Boring Transgressiveness
Here's a line from Snoop Dogg's Vato:I wouldn't be the n_____ that I am if I didn't pop n____z in the mouth.
Isn't that poetic? I listened to the whole CD. I checked it out from the library. Here's my assessment: Snoop Dogg manages to pull off an amazing feat. He makes sex, drugs and violence seem so ... boring.
Before I commend him too effusively: even that has been done before. Last year Staind managed to make anger and incredible guitarwork boring.
It had never occurred to me before writing my book how much we can learn from boredom. Then I stumbled across a book called A Philosophy of Boredom, by a Norwegian professor.
Boredom, as it turns out, is more than an attitude. It can also reside in an environment. Boredom, according to prof. Lars Svendsen, is basically a refusal to take delight in the world. This is significant in the realm of transgression. Transgressiveness is a value in much of the art world, because of the high pressure put on artists to do something never done before.
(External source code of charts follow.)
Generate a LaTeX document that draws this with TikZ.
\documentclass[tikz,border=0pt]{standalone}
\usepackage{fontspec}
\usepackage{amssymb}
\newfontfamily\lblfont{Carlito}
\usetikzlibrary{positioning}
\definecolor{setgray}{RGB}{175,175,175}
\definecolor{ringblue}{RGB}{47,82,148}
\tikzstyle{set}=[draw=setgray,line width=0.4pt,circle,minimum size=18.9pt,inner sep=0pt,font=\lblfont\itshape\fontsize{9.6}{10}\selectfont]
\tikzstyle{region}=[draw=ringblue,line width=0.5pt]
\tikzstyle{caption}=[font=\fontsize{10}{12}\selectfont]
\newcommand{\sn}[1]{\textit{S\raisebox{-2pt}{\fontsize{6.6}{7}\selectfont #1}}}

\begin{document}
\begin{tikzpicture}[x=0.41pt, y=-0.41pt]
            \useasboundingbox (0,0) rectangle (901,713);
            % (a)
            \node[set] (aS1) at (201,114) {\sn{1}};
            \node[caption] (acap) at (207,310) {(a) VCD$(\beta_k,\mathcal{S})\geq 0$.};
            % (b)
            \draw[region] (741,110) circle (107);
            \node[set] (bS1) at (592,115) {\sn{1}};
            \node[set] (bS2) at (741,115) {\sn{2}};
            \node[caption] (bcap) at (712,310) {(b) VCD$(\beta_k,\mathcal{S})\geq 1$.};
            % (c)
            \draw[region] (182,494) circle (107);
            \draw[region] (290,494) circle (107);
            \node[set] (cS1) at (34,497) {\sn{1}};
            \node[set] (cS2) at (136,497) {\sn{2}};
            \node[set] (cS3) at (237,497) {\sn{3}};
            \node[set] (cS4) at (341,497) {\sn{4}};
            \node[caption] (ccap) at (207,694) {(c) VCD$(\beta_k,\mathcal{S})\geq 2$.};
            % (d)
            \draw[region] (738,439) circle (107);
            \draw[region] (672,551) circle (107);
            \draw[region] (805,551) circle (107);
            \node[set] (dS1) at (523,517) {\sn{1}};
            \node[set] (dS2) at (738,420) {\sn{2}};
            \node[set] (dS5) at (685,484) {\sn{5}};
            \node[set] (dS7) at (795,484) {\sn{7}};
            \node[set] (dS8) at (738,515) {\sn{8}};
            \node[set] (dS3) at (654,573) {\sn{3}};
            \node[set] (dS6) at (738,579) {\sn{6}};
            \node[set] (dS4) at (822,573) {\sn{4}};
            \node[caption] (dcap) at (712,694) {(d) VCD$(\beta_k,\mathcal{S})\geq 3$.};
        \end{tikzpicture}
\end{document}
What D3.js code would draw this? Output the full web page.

The trouble is that the psychology of transgression focuses more on the boundaries to be crosssed than on what lies beyond them. So the transgressive artist is not saying anything about the world out there; only about the boundaries themselves. And if all boundaries are crossed, there is nothing else to say.
So if transgression is an artistic goal, boredom will be the result. In Snoop Dogg's case, we have songs about every kind of gang violence, every kind of drug, and every kind of cheap sex. And what are we left with? I can't even take offense. It's just plain old boring.
Labels: boredom, snoop dogg, transgression
1 Comments:
I once audited a class about Lewis, Tolkein, and Charles Williams, in which the professor (Dr. Tom Howard) said that one of the main thrusts in the works of all three of these men is that evil is, essentially and at its core, boring.